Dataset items
--------------------
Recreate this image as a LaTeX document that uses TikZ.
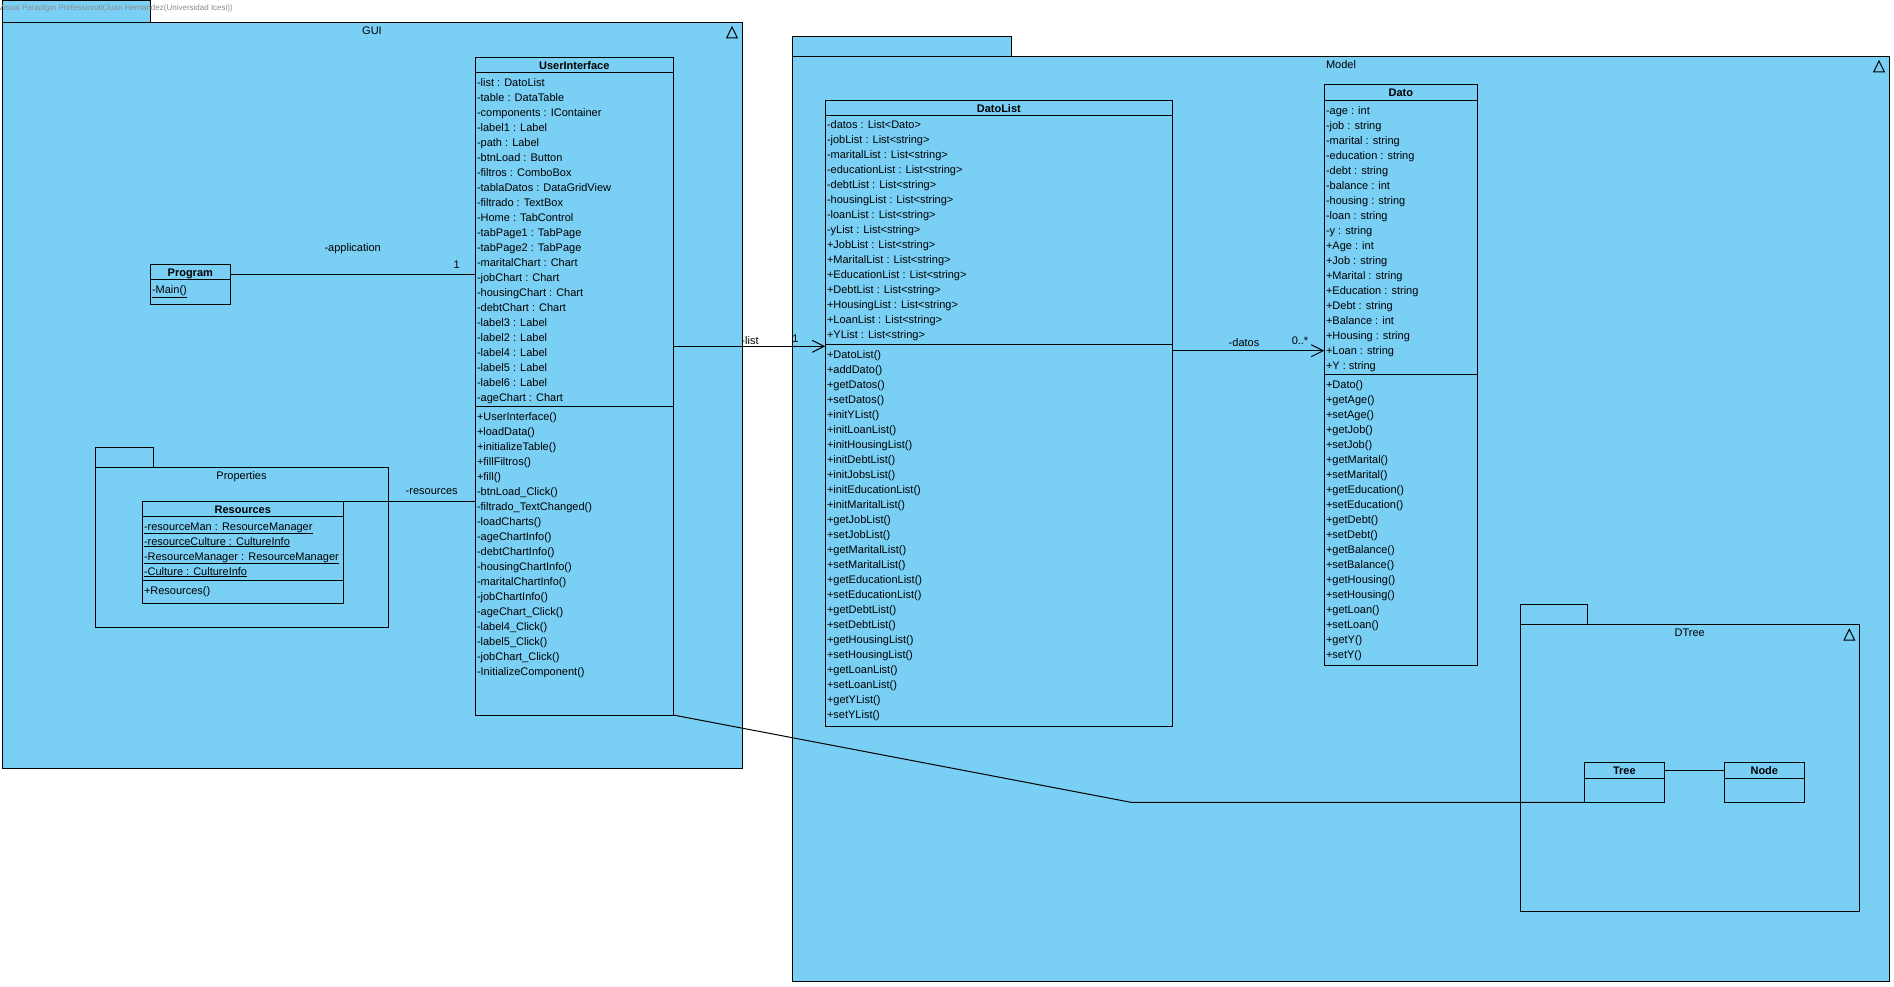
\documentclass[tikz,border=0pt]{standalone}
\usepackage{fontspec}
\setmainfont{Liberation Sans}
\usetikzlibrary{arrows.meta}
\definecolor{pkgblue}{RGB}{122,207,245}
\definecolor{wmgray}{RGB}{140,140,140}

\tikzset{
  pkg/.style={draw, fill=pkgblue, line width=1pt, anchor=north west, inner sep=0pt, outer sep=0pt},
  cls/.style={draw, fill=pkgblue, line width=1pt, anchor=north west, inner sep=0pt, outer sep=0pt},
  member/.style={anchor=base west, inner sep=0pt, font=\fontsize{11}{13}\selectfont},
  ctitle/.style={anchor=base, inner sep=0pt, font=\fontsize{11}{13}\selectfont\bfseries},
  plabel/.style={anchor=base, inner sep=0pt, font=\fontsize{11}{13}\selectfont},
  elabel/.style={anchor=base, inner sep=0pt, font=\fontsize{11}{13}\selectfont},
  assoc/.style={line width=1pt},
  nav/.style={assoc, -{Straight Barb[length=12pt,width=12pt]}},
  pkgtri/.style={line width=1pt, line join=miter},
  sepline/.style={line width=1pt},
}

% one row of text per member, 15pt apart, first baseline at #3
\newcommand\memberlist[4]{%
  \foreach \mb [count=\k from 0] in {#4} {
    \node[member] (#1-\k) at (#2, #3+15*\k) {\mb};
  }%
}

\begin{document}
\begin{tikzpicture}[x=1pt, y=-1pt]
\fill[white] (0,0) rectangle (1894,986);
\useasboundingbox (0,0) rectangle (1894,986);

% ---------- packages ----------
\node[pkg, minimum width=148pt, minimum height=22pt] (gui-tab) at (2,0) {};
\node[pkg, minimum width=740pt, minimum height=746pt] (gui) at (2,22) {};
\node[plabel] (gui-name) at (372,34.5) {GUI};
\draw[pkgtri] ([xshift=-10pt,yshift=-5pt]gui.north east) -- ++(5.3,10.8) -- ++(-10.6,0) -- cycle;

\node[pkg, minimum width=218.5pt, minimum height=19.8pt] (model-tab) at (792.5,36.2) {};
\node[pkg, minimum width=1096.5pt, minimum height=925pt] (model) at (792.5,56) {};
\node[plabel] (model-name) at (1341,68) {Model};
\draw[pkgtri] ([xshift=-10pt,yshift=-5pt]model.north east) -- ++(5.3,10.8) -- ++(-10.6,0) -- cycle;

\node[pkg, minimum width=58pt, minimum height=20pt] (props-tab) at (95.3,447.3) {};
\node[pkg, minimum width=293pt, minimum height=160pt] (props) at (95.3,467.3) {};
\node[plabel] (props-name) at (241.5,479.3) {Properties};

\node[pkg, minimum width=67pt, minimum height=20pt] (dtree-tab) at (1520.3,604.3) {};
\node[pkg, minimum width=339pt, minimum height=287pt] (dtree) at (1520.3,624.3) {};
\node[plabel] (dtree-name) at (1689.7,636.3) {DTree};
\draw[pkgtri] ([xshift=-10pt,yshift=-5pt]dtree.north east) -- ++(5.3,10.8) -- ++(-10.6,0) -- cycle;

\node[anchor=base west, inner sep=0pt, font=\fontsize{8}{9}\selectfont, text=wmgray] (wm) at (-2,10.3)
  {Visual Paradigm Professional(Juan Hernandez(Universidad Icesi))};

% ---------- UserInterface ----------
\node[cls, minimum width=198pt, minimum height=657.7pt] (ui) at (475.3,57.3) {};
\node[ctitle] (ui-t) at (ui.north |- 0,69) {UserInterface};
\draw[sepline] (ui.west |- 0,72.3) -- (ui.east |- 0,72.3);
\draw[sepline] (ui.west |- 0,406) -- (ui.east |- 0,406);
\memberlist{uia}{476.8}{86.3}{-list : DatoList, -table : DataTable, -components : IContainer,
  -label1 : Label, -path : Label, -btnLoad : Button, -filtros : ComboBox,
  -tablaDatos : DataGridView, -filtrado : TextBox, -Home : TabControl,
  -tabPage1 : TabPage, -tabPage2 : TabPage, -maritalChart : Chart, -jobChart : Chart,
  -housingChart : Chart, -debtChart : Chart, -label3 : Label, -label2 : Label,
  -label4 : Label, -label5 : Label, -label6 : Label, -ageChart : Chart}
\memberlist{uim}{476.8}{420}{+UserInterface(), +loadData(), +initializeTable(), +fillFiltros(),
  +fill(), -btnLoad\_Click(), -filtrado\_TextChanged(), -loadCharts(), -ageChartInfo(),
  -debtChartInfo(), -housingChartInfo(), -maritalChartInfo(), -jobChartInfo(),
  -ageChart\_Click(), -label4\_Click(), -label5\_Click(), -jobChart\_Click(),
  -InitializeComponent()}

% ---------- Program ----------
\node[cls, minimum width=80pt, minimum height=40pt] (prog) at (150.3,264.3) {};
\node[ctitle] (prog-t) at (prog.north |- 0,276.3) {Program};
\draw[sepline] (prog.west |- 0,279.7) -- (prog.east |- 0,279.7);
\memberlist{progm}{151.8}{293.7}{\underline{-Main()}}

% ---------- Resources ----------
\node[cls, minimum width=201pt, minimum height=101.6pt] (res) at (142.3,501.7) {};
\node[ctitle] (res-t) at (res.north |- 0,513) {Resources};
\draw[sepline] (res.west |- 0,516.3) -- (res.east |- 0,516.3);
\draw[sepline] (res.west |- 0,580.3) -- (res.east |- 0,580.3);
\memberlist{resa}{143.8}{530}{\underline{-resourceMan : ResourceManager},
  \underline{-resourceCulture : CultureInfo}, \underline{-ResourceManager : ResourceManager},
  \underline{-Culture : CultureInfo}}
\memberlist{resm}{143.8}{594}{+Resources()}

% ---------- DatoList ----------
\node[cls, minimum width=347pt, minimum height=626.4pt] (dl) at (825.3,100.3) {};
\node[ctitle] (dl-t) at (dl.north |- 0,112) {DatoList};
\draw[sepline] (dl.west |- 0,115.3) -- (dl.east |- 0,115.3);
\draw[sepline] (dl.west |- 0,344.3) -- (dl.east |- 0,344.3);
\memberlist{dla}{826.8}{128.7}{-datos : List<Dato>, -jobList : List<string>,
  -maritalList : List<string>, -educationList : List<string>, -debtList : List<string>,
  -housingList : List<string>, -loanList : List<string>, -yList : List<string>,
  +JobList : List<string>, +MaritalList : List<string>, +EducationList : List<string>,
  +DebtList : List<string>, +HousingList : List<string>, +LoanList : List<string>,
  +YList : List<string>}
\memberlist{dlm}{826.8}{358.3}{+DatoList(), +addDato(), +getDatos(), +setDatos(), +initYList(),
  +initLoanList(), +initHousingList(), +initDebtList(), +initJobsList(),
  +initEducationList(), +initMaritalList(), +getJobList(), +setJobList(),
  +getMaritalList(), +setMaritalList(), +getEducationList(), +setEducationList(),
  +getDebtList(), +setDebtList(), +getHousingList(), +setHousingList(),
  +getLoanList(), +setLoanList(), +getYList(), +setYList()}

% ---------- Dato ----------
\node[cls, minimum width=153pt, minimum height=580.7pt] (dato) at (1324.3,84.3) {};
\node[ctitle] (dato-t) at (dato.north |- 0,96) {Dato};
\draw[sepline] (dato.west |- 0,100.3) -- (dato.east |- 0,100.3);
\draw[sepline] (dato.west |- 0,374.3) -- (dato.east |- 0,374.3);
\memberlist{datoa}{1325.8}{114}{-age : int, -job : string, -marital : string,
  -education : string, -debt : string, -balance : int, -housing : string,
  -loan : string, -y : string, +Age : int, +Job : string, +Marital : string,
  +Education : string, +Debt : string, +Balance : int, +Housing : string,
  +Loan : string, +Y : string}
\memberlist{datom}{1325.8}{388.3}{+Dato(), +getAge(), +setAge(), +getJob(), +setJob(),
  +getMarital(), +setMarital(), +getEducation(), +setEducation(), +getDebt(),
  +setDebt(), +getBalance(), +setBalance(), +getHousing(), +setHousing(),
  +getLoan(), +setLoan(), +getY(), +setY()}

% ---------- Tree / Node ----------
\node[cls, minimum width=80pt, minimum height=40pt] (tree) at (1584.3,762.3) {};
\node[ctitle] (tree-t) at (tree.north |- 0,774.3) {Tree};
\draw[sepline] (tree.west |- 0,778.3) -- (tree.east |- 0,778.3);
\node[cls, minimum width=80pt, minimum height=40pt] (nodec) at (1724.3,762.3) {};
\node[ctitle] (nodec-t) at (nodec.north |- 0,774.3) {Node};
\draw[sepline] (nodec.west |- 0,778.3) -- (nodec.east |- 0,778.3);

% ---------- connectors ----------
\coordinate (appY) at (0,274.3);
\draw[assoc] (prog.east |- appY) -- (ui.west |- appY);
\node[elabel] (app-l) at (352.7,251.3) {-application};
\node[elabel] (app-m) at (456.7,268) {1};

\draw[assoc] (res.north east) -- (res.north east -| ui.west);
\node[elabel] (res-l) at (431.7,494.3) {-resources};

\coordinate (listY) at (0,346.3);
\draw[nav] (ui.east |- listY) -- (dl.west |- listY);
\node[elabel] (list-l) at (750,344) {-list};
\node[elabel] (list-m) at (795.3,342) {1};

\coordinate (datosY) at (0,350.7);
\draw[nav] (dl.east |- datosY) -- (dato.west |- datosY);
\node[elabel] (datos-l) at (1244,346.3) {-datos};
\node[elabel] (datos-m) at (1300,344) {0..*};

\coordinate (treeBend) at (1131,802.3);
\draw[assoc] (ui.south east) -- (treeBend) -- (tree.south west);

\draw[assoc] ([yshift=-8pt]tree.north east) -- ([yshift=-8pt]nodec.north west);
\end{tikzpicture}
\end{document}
--------------------
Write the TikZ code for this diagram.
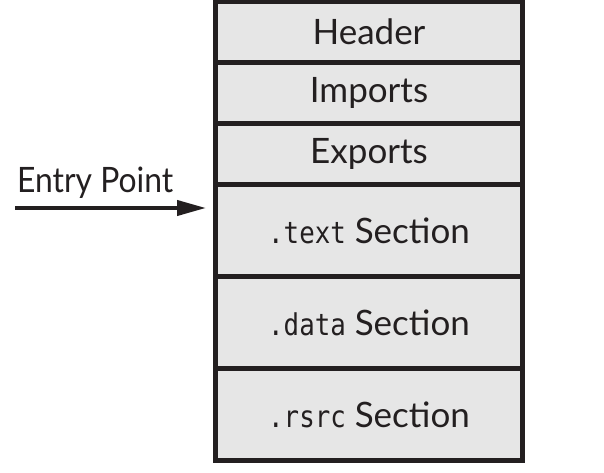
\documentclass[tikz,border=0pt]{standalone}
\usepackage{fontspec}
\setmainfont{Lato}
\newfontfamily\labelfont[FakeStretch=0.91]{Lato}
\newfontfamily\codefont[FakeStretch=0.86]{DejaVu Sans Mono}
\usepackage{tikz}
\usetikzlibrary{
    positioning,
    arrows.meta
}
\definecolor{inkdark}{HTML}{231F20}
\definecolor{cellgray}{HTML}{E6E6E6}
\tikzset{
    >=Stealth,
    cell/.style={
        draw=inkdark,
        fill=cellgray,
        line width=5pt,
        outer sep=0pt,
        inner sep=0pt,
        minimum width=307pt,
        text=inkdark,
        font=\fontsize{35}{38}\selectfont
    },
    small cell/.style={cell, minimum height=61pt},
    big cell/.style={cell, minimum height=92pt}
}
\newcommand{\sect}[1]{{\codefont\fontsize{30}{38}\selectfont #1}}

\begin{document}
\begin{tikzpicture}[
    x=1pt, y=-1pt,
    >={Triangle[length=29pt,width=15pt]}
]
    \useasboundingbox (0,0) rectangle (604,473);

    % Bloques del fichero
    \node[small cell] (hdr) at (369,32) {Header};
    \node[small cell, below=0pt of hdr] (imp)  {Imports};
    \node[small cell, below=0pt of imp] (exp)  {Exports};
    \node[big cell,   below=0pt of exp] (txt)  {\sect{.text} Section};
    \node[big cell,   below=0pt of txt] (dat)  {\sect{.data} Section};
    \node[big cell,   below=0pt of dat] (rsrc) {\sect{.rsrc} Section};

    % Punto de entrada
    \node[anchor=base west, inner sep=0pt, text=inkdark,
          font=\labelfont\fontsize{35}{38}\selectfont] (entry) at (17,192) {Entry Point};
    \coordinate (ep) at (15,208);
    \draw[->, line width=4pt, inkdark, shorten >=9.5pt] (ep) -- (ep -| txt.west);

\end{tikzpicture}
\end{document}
--------------------
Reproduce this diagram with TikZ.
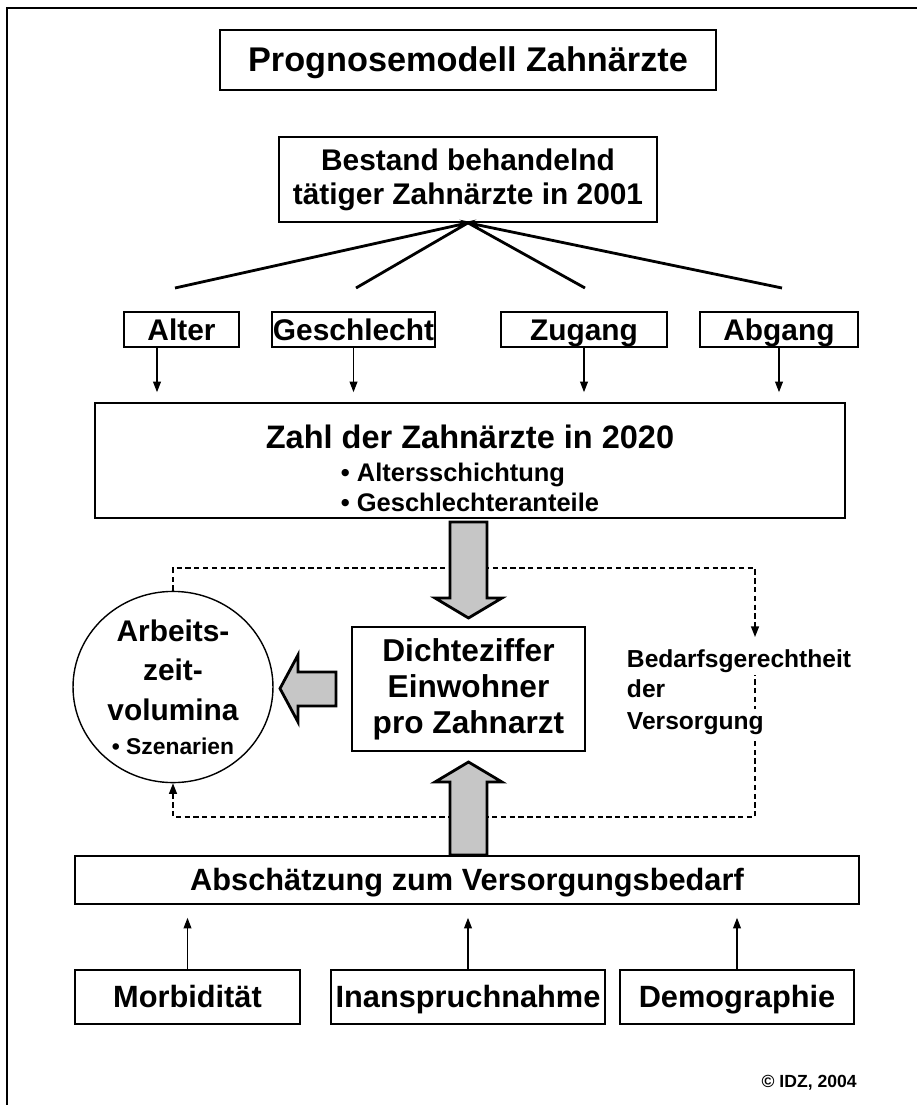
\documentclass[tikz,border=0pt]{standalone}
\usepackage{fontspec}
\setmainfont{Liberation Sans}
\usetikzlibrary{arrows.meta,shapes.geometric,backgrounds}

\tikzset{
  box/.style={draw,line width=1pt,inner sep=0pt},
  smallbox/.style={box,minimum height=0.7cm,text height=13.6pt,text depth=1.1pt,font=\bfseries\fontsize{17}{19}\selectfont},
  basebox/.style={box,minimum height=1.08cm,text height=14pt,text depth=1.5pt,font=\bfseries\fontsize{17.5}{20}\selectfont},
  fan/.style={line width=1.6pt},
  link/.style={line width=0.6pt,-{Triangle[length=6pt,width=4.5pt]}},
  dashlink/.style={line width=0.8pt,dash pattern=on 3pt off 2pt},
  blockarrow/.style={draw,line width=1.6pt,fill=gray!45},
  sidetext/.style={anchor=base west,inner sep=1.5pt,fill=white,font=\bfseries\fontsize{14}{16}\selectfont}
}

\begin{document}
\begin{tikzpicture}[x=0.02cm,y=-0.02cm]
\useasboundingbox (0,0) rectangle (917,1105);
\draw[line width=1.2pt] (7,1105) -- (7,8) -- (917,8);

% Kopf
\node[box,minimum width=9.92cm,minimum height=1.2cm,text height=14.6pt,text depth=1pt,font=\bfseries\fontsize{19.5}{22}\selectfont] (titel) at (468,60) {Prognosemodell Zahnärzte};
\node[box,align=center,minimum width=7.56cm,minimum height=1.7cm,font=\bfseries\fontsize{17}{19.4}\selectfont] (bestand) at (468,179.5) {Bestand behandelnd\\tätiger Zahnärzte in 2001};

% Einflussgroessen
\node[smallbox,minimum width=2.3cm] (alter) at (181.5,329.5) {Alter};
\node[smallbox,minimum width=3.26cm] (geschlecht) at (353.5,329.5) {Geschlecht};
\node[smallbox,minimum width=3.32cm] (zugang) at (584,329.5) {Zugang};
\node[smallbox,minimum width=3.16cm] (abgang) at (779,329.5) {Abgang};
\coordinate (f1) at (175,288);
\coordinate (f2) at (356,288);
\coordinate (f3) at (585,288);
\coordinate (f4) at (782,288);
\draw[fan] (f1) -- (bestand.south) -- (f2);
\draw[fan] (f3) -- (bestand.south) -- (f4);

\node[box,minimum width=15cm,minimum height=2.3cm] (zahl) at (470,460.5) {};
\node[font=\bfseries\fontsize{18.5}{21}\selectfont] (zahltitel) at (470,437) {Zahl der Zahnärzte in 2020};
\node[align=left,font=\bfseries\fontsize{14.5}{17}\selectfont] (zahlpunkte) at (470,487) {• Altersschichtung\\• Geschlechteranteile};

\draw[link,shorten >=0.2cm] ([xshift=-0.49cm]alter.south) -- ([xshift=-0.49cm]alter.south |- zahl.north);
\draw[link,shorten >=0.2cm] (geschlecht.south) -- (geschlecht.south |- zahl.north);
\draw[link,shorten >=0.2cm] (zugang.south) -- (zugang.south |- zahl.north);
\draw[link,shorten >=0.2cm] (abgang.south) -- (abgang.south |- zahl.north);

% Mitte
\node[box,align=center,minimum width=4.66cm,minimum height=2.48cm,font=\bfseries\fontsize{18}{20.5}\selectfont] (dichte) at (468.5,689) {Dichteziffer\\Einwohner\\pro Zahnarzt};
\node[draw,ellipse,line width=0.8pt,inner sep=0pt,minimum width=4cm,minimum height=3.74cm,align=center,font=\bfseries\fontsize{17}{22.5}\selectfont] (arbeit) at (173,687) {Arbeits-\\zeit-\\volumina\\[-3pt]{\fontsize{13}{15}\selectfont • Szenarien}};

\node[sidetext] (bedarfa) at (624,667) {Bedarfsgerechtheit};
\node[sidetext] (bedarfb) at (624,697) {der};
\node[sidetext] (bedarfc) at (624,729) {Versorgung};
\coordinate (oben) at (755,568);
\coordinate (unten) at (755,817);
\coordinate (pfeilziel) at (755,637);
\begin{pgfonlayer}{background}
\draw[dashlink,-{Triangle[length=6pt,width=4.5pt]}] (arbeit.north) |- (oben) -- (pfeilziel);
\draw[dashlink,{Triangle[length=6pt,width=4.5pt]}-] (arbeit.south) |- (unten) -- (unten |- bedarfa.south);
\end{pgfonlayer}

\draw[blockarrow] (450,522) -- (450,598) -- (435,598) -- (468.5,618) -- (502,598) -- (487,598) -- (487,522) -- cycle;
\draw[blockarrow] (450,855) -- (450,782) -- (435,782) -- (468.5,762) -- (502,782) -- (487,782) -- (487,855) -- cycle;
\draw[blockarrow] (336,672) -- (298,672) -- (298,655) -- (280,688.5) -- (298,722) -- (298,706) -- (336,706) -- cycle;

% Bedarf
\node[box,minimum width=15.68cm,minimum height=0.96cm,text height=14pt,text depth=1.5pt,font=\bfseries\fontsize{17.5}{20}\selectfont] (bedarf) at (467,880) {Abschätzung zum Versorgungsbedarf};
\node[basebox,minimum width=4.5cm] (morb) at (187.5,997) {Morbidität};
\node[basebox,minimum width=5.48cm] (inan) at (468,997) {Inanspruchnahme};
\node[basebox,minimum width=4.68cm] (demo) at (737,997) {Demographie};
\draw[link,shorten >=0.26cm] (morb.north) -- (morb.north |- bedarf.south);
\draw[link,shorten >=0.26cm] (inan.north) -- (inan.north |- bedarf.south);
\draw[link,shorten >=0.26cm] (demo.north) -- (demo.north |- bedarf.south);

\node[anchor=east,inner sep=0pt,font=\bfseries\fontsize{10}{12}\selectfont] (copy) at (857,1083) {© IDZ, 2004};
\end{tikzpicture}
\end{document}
--------------------
■ Work required:
Copy each line that holds the word "this".

■ The completed task:
Recreate this image as a LaTeX document that uses TikZ.
Write the TikZ code for this diagram.
Reproduce this diagram with TikZ.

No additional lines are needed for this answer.